** Aim **
Only lines holding the word "chart" should be copied from the material.
··········
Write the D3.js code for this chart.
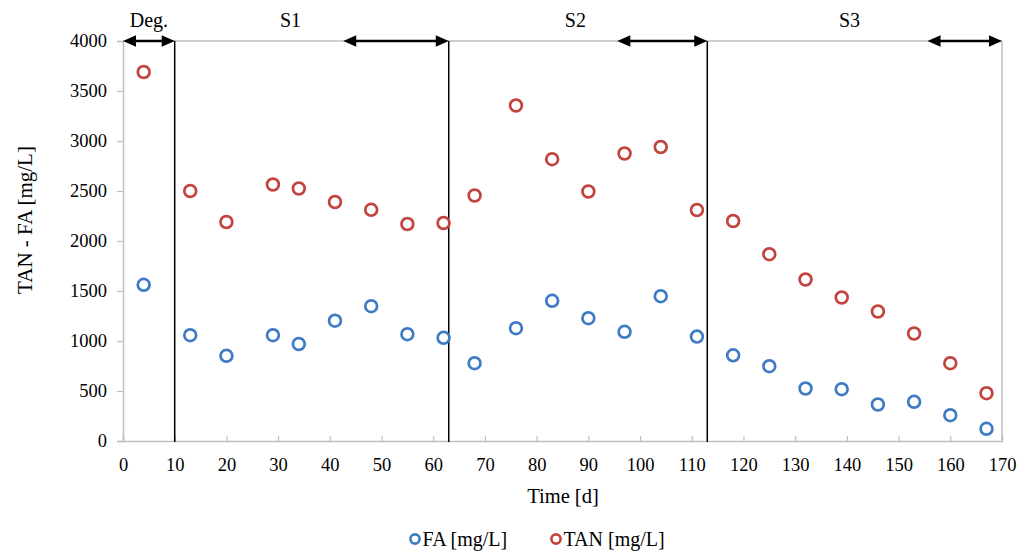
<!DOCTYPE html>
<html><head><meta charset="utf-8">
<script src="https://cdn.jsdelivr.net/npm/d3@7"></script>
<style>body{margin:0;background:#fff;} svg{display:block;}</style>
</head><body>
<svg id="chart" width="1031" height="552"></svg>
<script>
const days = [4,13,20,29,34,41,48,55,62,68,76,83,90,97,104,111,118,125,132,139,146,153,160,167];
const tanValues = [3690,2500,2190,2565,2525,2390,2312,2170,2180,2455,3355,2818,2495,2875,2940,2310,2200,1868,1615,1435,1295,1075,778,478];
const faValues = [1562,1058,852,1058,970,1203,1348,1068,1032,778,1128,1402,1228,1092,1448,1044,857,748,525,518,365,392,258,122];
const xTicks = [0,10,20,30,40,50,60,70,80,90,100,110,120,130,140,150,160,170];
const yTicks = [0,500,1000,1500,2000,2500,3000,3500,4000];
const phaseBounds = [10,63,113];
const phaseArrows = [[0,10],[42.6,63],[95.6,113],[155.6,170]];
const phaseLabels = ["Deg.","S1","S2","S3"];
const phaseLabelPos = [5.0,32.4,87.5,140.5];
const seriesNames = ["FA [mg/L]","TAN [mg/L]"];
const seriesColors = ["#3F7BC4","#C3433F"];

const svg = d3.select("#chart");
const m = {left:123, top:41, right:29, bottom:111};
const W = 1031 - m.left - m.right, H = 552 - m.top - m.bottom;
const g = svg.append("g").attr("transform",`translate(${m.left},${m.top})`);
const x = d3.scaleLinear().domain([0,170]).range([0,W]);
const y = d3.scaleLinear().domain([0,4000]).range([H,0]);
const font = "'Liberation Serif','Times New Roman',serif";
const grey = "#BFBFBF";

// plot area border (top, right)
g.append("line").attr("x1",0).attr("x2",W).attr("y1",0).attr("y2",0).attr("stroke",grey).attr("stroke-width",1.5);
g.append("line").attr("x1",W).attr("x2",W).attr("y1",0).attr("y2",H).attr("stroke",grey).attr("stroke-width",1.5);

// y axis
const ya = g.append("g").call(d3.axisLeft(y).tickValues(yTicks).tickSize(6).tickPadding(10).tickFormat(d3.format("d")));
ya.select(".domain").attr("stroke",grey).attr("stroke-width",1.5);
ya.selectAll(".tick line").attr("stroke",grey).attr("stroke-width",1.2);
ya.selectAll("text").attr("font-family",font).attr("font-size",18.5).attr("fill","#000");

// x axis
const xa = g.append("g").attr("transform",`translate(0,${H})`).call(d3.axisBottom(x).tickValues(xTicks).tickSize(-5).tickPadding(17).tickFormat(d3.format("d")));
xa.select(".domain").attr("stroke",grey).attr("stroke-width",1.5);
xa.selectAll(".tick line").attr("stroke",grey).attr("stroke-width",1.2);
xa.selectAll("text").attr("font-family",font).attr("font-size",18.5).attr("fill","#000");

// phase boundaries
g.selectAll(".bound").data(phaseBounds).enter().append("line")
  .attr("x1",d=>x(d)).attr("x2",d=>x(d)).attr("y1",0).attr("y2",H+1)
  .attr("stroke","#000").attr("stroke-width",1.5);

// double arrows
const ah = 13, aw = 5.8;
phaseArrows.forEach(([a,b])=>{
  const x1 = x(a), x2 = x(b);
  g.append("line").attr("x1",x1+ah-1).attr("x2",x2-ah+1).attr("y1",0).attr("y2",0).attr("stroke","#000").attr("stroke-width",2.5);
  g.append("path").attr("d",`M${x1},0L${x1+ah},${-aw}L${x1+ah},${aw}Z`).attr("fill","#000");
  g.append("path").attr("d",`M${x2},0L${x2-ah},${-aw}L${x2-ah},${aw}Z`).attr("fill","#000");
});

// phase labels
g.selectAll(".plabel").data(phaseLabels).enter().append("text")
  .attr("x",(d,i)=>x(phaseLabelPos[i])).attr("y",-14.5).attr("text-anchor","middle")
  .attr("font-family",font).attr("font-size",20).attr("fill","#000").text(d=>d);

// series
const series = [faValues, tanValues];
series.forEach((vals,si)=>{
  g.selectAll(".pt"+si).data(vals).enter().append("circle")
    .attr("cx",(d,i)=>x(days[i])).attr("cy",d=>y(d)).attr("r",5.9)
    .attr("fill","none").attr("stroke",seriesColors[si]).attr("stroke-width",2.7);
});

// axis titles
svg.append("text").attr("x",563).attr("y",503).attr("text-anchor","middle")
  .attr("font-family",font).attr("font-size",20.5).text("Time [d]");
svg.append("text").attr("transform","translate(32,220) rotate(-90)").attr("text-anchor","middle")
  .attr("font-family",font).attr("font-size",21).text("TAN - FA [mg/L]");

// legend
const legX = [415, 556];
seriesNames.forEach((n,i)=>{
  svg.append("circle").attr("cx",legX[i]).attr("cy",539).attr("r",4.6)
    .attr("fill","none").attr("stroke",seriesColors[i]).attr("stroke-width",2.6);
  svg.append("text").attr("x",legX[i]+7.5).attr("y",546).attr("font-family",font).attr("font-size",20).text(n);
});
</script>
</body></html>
··········
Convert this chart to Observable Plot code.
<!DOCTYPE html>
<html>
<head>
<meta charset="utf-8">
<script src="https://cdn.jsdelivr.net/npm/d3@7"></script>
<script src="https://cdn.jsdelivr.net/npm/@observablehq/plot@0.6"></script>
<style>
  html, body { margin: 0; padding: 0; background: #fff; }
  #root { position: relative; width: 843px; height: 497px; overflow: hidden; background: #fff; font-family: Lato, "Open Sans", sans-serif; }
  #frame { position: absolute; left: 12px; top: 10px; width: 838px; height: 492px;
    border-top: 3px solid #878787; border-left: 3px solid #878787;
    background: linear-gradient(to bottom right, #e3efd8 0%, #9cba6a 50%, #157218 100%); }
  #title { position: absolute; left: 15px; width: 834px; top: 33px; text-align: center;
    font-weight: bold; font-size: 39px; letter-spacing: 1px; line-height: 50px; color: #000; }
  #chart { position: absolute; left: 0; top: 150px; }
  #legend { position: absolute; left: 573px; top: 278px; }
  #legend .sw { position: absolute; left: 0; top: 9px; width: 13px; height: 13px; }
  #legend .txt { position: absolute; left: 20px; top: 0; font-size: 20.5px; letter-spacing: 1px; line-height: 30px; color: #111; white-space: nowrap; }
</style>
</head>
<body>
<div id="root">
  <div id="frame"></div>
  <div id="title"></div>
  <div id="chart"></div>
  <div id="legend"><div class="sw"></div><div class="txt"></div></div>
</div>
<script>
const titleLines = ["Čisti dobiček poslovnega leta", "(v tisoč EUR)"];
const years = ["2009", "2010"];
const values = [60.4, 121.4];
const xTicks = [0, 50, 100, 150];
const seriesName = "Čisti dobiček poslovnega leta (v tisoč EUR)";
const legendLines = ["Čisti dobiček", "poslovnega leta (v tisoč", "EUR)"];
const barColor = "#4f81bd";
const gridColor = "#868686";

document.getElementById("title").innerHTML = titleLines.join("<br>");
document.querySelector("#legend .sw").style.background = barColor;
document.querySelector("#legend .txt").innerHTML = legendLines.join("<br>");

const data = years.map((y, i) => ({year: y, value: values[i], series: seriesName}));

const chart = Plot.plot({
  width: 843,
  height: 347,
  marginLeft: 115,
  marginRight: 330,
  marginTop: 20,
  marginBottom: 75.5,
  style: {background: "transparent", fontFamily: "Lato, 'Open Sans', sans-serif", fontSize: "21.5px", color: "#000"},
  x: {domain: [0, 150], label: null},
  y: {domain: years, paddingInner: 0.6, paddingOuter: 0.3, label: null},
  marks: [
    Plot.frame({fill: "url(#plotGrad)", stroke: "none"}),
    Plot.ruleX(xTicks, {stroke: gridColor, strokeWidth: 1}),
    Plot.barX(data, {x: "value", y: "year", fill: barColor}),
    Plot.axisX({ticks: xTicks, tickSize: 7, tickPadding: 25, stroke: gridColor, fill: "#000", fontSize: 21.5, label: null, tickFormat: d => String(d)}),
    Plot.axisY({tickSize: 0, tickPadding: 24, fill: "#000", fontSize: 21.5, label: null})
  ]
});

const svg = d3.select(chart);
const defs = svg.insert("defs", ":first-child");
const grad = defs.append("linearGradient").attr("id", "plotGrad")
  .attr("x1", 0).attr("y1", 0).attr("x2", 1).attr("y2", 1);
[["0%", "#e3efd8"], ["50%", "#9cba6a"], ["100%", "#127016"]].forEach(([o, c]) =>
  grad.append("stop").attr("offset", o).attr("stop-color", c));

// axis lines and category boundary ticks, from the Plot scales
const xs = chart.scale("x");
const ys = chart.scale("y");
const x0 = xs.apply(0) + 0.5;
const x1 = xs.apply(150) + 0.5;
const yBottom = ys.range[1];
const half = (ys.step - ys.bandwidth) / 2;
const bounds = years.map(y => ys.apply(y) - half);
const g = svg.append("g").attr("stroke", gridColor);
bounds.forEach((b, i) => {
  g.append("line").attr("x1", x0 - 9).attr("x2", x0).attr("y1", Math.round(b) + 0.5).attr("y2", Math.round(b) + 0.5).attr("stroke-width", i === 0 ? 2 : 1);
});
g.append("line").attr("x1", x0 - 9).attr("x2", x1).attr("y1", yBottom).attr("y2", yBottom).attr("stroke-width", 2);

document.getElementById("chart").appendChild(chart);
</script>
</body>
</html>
··········
** Written solution **
Write the D3.js code for this chart.
<svg id="chart" width="1031" height="552"></svg>
const svg = d3.select("#chart");
Convert this chart to Observable Plot code.
  #chart { position: absolute; left: 0; top: 150px; }
  <div id="chart"></div>
const chart = Plot.plot({
const svg = d3.select(chart);
const xs = chart.scale("x");
const ys = chart.scale("y");
document.getElementById("chart").appendChild(chart);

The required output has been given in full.